The Justices’ current ode to professional expertise has broad implications for the community of educators. The professional who panders to the politically powerful, unfortunately, may be shielded from speedy accountability under this approach; but the professional who exercises responsibly and courageously her or his educational training and experience should be the true beneficiary of the Court’s standards.
Two cases, Washington v. Seattle School District 1 and Mississippi University for Women v. Hogan, serve as especially good examples of the receptiveness of the Justices to empirical data. In the first, the Court had to rule on the constitutionality of a statewide voter initiative that, in effect, banned busing for racial integration. Although no mention of race was made in the text of the voter initiative, the Court concluded from its analysis of the empirical record that “there is little doubt that the Initiative was effectively drawn for racial purposes.” The Justices ruled that the initiative thereby violated the equal protection clause of the 14th Amendment.
In the second case, the Court’s receptiveness to empirical data was even more explicitly invoked as a criterion for its decision, which, in a 5-to-4 vote, struck down a state-supported university’s policy that barred males from enrolling for credit in its school of nursing. Associate Justice Sandra Day O’Connor drew heavily on such data to find “unpersuasive” Mississippi’s attempt to justify the single-sex admissions policy of the nursing school. Writing for the majority, she insisted that a “searching analysis must be made” to determine the validity of efforts to justify classifications favoring one sex. The data here showed that denying males the right to receive nursing-school credit not only did not redress previous disproportionate treatment, but perpetuated traditional, discriminatory sexual burdens in nursing education.

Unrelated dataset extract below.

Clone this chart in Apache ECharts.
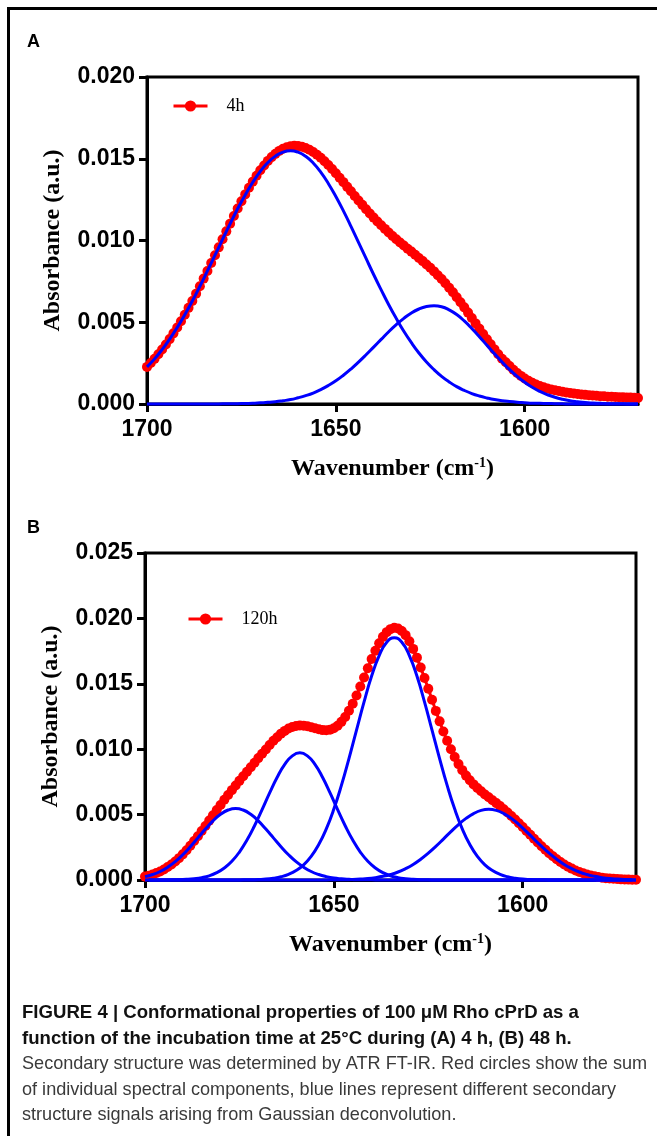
<!DOCTYPE html>
<html>
<head>
<meta charset="utf-8">
<script src="https://cdn.jsdelivr.net/npm/echarts/dist/echarts.min.js"></script>
<style>
html,body{margin:0;padding:0;background:#fff;}
#chart{width:657px;height:1136px;}
</style>
</head>
<body>
<div id="chart"></div>
<script>
// Wavenumber sampling (cm^-1): red circles every 1 from 1700 down to 1570,
// blue curves every 2 (even grid from 1700, odd grid from 1699)
const redStart = 1700, redStep = 1;
const evenStart = 1700, oddStart = 1699, blueStep = 2;
const xTicks = [1700, 1650, 1600];

// Panel A (4h)
const legendA = '4h';
const redA = [
  0.00227,0.00251,0.00276,0.00304,0.00333,0.00364,0.00397,0.00432,0.00468,0.00506,
  0.00546,0.00588,0.00630,0.00675,0.00720,0.00767,0.00814,0.00862,0.00910,0.00958,
  0.01008,0.01056,0.01103,0.01150,0.01196,0.01240,0.01282,0.01323,0.01360,0.01396,
  0.01430,0.01459,0.01487,0.01510,0.01530,0.01548,0.01561,0.01570,0.01576,0.01579,
  0.01578,0.01574,0.01566,0.01555,0.01541,0.01524,0.01506,0.01485,0.01462,0.01437,
  0.01411,0.01384,0.01357,0.01328,0.01301,0.01272,0.01245,0.01218,0.01191,0.01165,
  0.01140,0.01116,0.01093,0.01071,0.01049,0.01028,0.01008,0.00988,0.00969,0.00950,
  0.00932,0.00913,0.00893,0.00874,0.00853,0.00833,0.00811,0.00787,0.00764,0.00738,
  0.00711,0.00683,0.00653,0.00622,0.00591,0.00559,0.00526,0.00493,0.00461,0.00428,
  0.00396,0.00365,0.00334,0.00304,0.00277,0.00255,0.00232,0.00210,0.00190,0.00172,
  0.00156,0.00142,0.00130,0.00119,0.00110,0.00102,0.00095,0.00089,0.00084,0.00079,
  0.00075,0.00071,0.00067,0.00064,0.00061,0.00058,0.00056,0.00054,0.00052,0.00050,
  0.00048,0.00047,0.00045,0.00044,0.00043,0.00042,0.00041,0.00040,0.00039,0.00038,
  0.00037
];
// even grid 1700..1570
const blueA1 = [
  0.00227,0.00276,0.00333,0.00397,0.00468,0.00546,0.00630,0.00720,0.00814,0.00910,
  0.01007,0.01102,0.01194,0.01279,0.01356,0.01423,0.01477,0.01516,0.01541,0.01549,
  0.01540,0.01515,0.01474,0.01418,0.01349,0.01269,0.01181,0.01087,0.00989,0.00890,
  0.00792,0.00698,0.00607,0.00523,0.00445,0.00375,0.00312,0.00257,0.00210,0.00169,
  0.00135,0.00106,0.00083,0.00064,0.00049,0.00037,0.00027,0.00020,0.00015,0.00011,
  0.00008,0.00005,0.00004,0.00003,0.00002,0.00001,0,0,0,0,
  0,0,0,0,0,0
];
// even grid 1700..1570
const blueA2 = [
  0,0,0,0,0,0,0,0,0,0,
  0.00001,0.00001,0.00002,0.00003,0.00004,0.00007,0.00010,0.00014,0.00020,0.00027,
  0.00038,0.00051,0.00067,0.00088,0.00113,0.00142,0.00176,0.00214,0.00256,0.00301,
  0.00348,0.00395,0.00442,0.00485,0.00524,0.00557,0.00581,0.00596,0.00601,0.00595,
  0.00576,0.00547,0.00508,0.00462,0.00412,0.00359,0.00307,0.00257,0.00210,0.00169,
  0.00133,0.00102,0.00077,0.00057,0.00041,0.00029,0.00020,0.00014,0.00009,0.00006,
  0.00004,0.00002,0.00001,0.00001,0,0
];

// Panel B (120h)
const legendB = '120h';
const redB = [
  0.00026,0.00033,0.00042,0.00053,0.00065,0.00080,0.00099,0.00119,0.00142,0.00167,
  0.00196,0.00228,0.00262,0.00298,0.00335,0.00374,0.00413,0.00454,0.00495,0.00535,
  0.00574,0.00613,0.00650,0.00687,0.00723,0.00758,0.00793,0.00827,0.00862,0.00897,
  0.00932,0.00965,0.00998,0.01032,0.01064,0.01092,0.01119,0.01140,0.01158,0.01170,
  0.01178,0.01182,0.01180,0.01175,0.01168,0.01160,0.01152,0.01146,0.01145,0.01149,
  0.01160,0.01179,0.01209,0.01246,0.01294,0.01348,0.01411,0.01479,0.01548,0.01619,
  0.01689,0.01753,0.01810,0.01859,0.01895,0.01918,0.01928,0.01923,0.01904,0.01872,
  0.01825,0.01767,0.01700,0.01625,0.01545,0.01462,0.01378,0.01293,0.01213,0.01136,
  0.01065,0.00999,0.00940,0.00886,0.00840,0.00798,0.00762,0.00731,0.00703,0.00678,
  0.00654,0.00632,0.00610,0.00588,0.00565,0.00541,0.00516,0.00489,0.00463,0.00434,
  0.00405,0.00375,0.00346,0.00316,0.00287,0.00258,0.00232,0.00205,0.00181,0.00159,
  0.00138,0.00119,0.00102,0.00087,0.00073,0.00061,0.00051,0.00042,0.00034,0.00028,
  0.00022,0.00018,0.00014,0.00011,0.00009,0.00007,0.00005,0.00004,0.00003,0.00002,
  0.00002
];
// even grid 1700..1570
const blueB1 = [
  0.00026,0.00042,0.00065,0.00098,0.00140,0.00193,0.00255,0.00322,0.00389,0.00452,
  0.00502,0.00535,0.00547,0.00535,0.00502,0.00452,0.00389,0.00322,0.00255,0.00193,
  0.00140,0.00098,0.00065,0.00042,0.00026,0.00015,0.00009,0.00005,0.00002,0.00001,
  0.00001,0,0,0,0,0,0,0,0,0,
  0,0,0,0,0,0,0,0,0,0,
  0,0,0,0,0,0,0,0,0,0,
  0,0,0,0,0,0
];
// odd grid 1699..1571
const blueB2 = [
  0,0,0,0.00001,0.00002,0.00005,0.00010,0.00018,0.00032,0.00056,
  0.00092,0.00143,0.00214,0.00305,0.00415,0.00538,0.00666,0.00786,0.00884,0.00949,
  0.00972,0.00949,0.00884,0.00786,0.00666,0.00538,0.00415,0.00305,0.00214,0.00143,
  0.00092,0.00056,0.00032,0.00018,0.00010,0.00005,0.00002,0.00001,0,0,
  0,0,0,0,0,0,0,0,0,0,
  0,0,0,0,0,0,0,0,0,0,
  0,0,0,0,0
];
// even grid 1700..1570
const blueB3 = [
  0,0,0,0,0,0,0,0,0,0,
  0,0,0,0.00001,0.00002,0.00004,0.00007,0.00014,0.00025,0.00043,
  0.00072,0.00116,0.00181,0.00271,0.00391,0.00542,0.00723,0.00928,0.01146,0.01362,
  0.01559,0.01716,0.01818,0.01853,0.01818,0.01716,0.01559,0.01362,0.01146,0.00928,
  0.00723,0.00542,0.00391,0.00271,0.00181,0.00116,0.00072,0.00043,0.00025,0.00014,
  0.00007,0.00004,0.00002,0.00001,0,0,0,0,0,0,
  0,0,0,0,0,0
];
// odd grid 1699..1571
const blueB4 = [
  0,0,0,0,0,0,0,0,0,0,
  0,0,0,0,0,0,0,0,0,0,
  0,0,0,0,0.00001,0.00001,0.00002,0.00004,0.00007,0.00011,
  0.00018,0.00028,0.00042,0.00061,0.00087,0.00119,0.00159,0.00205,0.00257,0.00313,
  0.00370,0.00424,0.00471,0.00508,0.00532,0.00540,0.00532,0.00508,0.00471,0.00424,
  0.00370,0.00313,0.00257,0.00205,0.00159,0.00119,0.00087,0.00061,0.00042,0.00028,
  0.00018,0.00011,0.00007,0.00004,0.00002
];

const captionBold = [
  'FIGURE 4 | Conformational properties of 100 \u03bcM Rho cPrD as a',
  'function of the incubation time at 25\u00b0C during (A) 4 h, (B) 48 h.'
];
const captionBody = [
  'Secondary structure was determined by ATR FT-IR. Red circles show the sum',
  'of individual spectral components, blue lines represent different secondary',
  'structure signals arising from Gaussian deconvolution.'
];

// ---- build ----
function pairs(vals, start, step){ return vals.map((v,i)=>[start - i*step, v]); }

const RED = '#ff0000', BLUE = '#0000ff';
const tickFont = {fontFamily:'Liberation Sans', fontWeight:'bold', fontSize:23, color:'#000'};
const titleFont = {fontFamily:'Liberation Serif', fontWeight:'bold', fontSize:24, color:'#000'};

function xAxisFor(g){
  return {
    gridIndex:g, type:'value', min:1570, max:1700, inverse:true,
    axisLine:{show:true, onZero:false, lineStyle:{color:'#000', width:3}},
    axisTick:{show:true, customValues:xTicks, length:8, lineStyle:{color:'#000', width:3}},
    axisLabel:Object.assign({customValues:xTicks, margin:14, formatter:v=>String(v)}, tickFont),
    splitLine:{show:false},
    name:'Wavenumber (cm{sup|-1})', nameLocation:'middle', nameGap:52,
    nameTextStyle:Object.assign({rich:{sup:{fontFamily:'Liberation Serif', fontWeight:'bold', fontSize:14, color:'#000', verticalAlign:'bottom', padding:[0,0,12,0]}}}, titleFont)
  };
}
function yAxisFor(g, max){
  return {
    gridIndex:g, type:'value', min:0, max:max, interval:0.005,
    axisLine:{show:true, lineStyle:{color:'#000', width:3}},
    axisTick:{show:true, length:8, lineStyle:{color:'#000', width:3}},
    axisLabel:Object.assign({margin:12, formatter:v=>v.toFixed(3)}, tickFont),
    splitLine:{show:false},
    name:'Absorbance (a.u.)', nameLocation:'middle', nameGap:82, nameRotate:90,
    nameTextStyle:titleFont
  };
}
function redSeries(name, vals, g){
  return {name:name, type:'line', xAxisIndex:g, yAxisIndex:g, data:pairs(vals, redStart, redStep),
    symbol:'circle', symbolSize:10, showSymbol:true, showAllSymbol:true, clip:false,
    itemStyle:{color:RED}, lineStyle:{color:RED, width:3}, z:3};
}
function blueSeries(name, vals, start, g){
  return {name:name, type:'line', xAxisIndex:g, yAxisIndex:g, data:pairs(vals, start, blueStep),
    smooth:true, showSymbol:false, symbol:'none', clip:false,
    itemStyle:{color:BLUE}, lineStyle:{color:BLUE, width:3}, z:4};
}
const legendCommon = {itemWidth:34, itemHeight:14, orient:'horizontal',
  lineStyle:{width:3},
  textStyle:{fontFamily:'Liberation Serif', fontSize:18, color:'#000', padding:[0,0,0,14]}};

const graphic = [
  {type:'polyline', shape:{points:[[8.5,1145],[8.5,8.5],[665,8.5]]}, style:{stroke:'#000', lineWidth:3, fill:null}},
  {type:'text', x:27, y:42, style:{text:'A', fontFamily:'Liberation Sans', fontWeight:'bold', fontSize:18, fill:'#000', verticalAlign:'middle'}},
  {type:'text', x:27, y:528, style:{text:'B', fontFamily:'Liberation Sans', fontWeight:'bold', fontSize:18, fill:'#000', verticalAlign:'middle'}}
];
captionBold.forEach((t,i)=>graphic.push({type:'text', x:22, y:1013 + i*25.5,
  style:{text:t, fontFamily:'Liberation Sans', fontWeight:'bold', fontSize:18.6, fill:'#111', verticalAlign:'middle'}}));
captionBody.forEach((t,i)=>graphic.push({type:'text', x:22, y:1064 + i*25.5,
  style:{text:t, fontFamily:'Liberation Sans', fontSize:18.1, fill:'#3a3a3a', verticalAlign:'middle'}}));

const chart = echarts.init(document.getElementById('chart'), null, {renderer:'canvas'});
chart.setOption({
  animation:false,
  backgroundColor:'#fff',
  grid:[
    {left:147, top:77, width:491, height:327, show:true, borderColor:'#000', borderWidth:3, backgroundColor:'transparent'},
    {left:145, top:553, width:491, height:327, show:true, borderColor:'#000', borderWidth:3, backgroundColor:'transparent'}
  ],
  xAxis:[xAxisFor(0), xAxisFor(1)],
  yAxis:[yAxisFor(0, 0.020), yAxisFor(1, 0.025)],
  legend:[
    Object.assign({data:[legendA], left:167, top:92}, legendCommon),
    Object.assign({data:[legendB], left:182, top:605}, legendCommon)
  ],
  graphic:graphic,
  series:[
    redSeries(legendA, redA, 0),
    blueSeries('A component 1', blueA1, evenStart, 0),
    blueSeries('A component 2', blueA2, evenStart, 0),
    redSeries(legendB, redB, 1),
    blueSeries('B component 1', blueB1, evenStart, 1),
    blueSeries('B component 2', blueB2, oddStart, 1),
    blueSeries('B component 3', blueB3, evenStart, 1),
    blueSeries('B component 4', blueB4, oddStart, 1)
  ]
});
</script>
</body>
</html>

Invocation of empirical evidence played an important role, too, in the Court’s decision in Widmar v. Vincent. Here, it invalidated a denial to a registered religious group of permission to use facilities at the University of Missouri for religious discussions and observances. Associate Justice Powell maintained that “in the absence of empirical evidence that a religious group will dominate” the open forum of the university, the advancement of religion would not be the forum’s primary effect. Under such circumstances, school facilities could not be denied the religious group.
In prohibiting the State of Texas from denying education to children of illegal aliens in Plyler v. Doe, the Court stressed empirical factors that give education a “fundamental role” in American society. Social and fiscal factors were weighed in deciding that such a denial would have inestimably destructive costs. The Court’s majority emphasized that judges “cannot ignore the significant social costs borne by our nation when select groups are denied the means to absorb the values and skills upon which our social order rests.”
Associate Justice William J. Brennan Jr. observed that, far from imposing any burdens on the state’s economy, illegal aliens “underutilize public services while contributing their labor to the local economy and tax money to the state fisc.” Whatever savings might be achieved by denying these children an education “are wholly insubstantial in light of the costs involved to these children, the state, and the nation.”
By according deference to decisions based on professional judgments and inviting and utilizing empirical data to substantiate or reject officials’ rationales for their decisions, the Court may be criticized by some for failing to provide judicial leadership. But these complex norms that accord judicial recognition and incentive to educators’ bona fide skills and concerns are more likely to enhance the equities and efficacies of education than judicially imposed ideologies.